Catholics and Union Men

Westbrook Pegler

The Times-News/February 28, 1956

I have often saluted the Tablet of Brooklyn as the best Catholic diocesan paper in the United States, and its managing editor, Pat ScanIan, both by inference and in plainer terms, as the best editor in this phase of our press.

It is with more sorrow than respect, therefore, that I find them both praising George Meany, the boss of the combined rackets of the AFL and the CIO, on the occasion of his speech opposing commerce with Soviet Russia lest the enemy be thus nourished by our business to carry on sly and sinister works among us.

Meany is about 25 years behind Westbrook Pegler and a hundred other journalists who recognized and opposed this evil when Roosevelt and Walter Reuther, Meany’s partner in power in the new combination, were joyously consorting with communists while Meany was bumbling along as a docile, sedentary bureaucrat of a thoroughly vicious political phenomenon.

If Meany had said then that which so belatedly he says today, to the applause of The Tablet, Mr. Scanlan and some of the prelacy, he made no impression on the memory of a pioneer in this difficult but, to honest Americans, ever-delightful contest. The truth is that he never opened his mouth against any phrase of communism until now and, further, that he has joined these last few years a contemptible gang of opportunists of Tom Dewey’s adherence to destroy and crush, even to death, Joe Ryan, the one man who personally kept Harry Bridges and the communists of the CIO Longshoremen’s union off the eastern seaboard and the gulf.

Ryan made Meany what he is today, promoting him from the status of punk. But for Ryan, Bridges would have seized the remainder of the American ports during the war and would control their commerce now.

There is nothing to indicate that Meany had anything to do with this repulse.

Ryan did it himself and, moreover, while other unions of the AFL were keeping loyal Negro workers on the permit list without hope of full membership, Ryan not only welcomed Negro dockers to his conventions at the same Commodore hotel where Meany made this speech, but elevated them to regional offices.

While Ryan was doing this, Meany kept a still tongue in his fat head, a silent, compliant political agent of the party which, however painful the truth may be to Harry Truman, did load the labor relations board, the state department, agriculture, treasury and the department of justice with communists, meaning in a shorter and uglier word, traitors.
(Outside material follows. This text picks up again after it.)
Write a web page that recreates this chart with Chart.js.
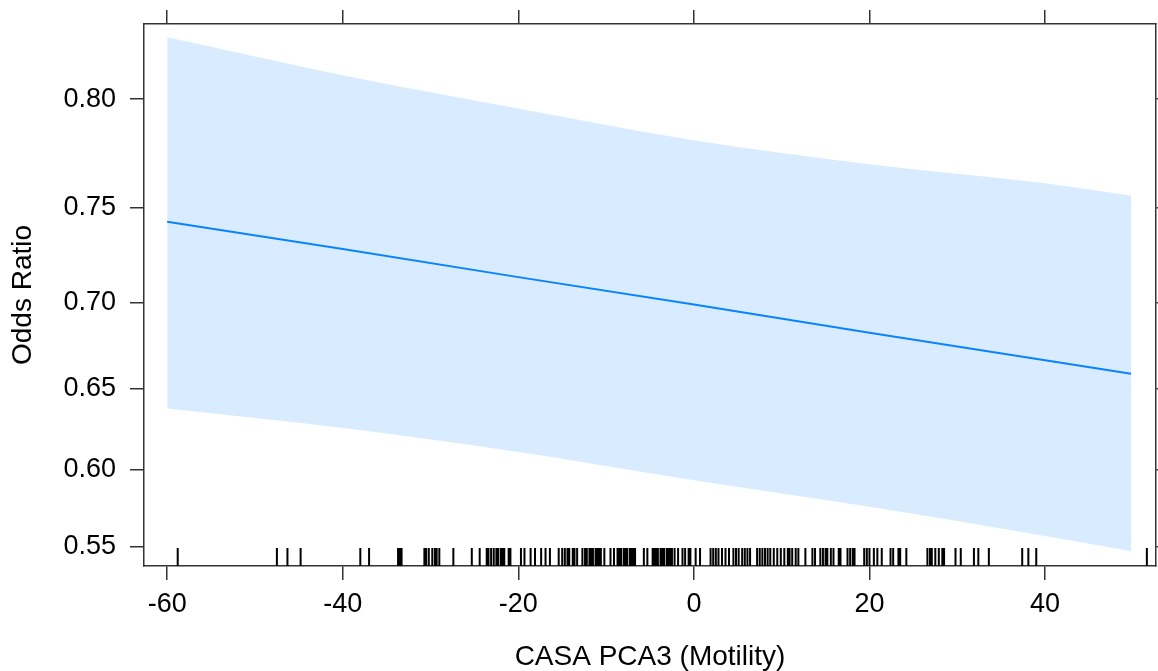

That is the party which Meany served all this time through his rising influence in the AFL, which was and is today an appanage of the party of the communists.

Mr. Scanlan is a savvy man who knows his way around the seamier phases of politics and unionism. Thus, he knows that Meany’s own home union, the plumbers, is rotten with graft, extortion and more primitive crime in locals across the land and that George has never exerted himself to any effect at all against a condition which must be a challenge to any man aspiring as Meany does to the respect of the Catholic community.

I am sincere in saying that I sadly regret this editorial by a fine paper which has had in my opinion the strongest moral influence of all our press, religious and worldly, these last 15 or 20 years. Mr. Scanlan has fought strongly and at times has taken risks which only a few of us colleagues knew to expose communists and less forthright enemies allied with them but professing to oppose them, including fakers of religious aspect.

But he knows that George Meany previously never hit a lick against communism or against old-line union racketeering, either. George Meany was one of those miserable pilgrims who went crawling to the Sing Sing cell of Joe Fay, secretly, however, and on business so indecent that he has never dared to say what it was. Fay betrayed labor, which Meany, in a facetious manner of speaking, represents by the free choice of the working stiff. It is hard to find anyone to respect in this morbid situation.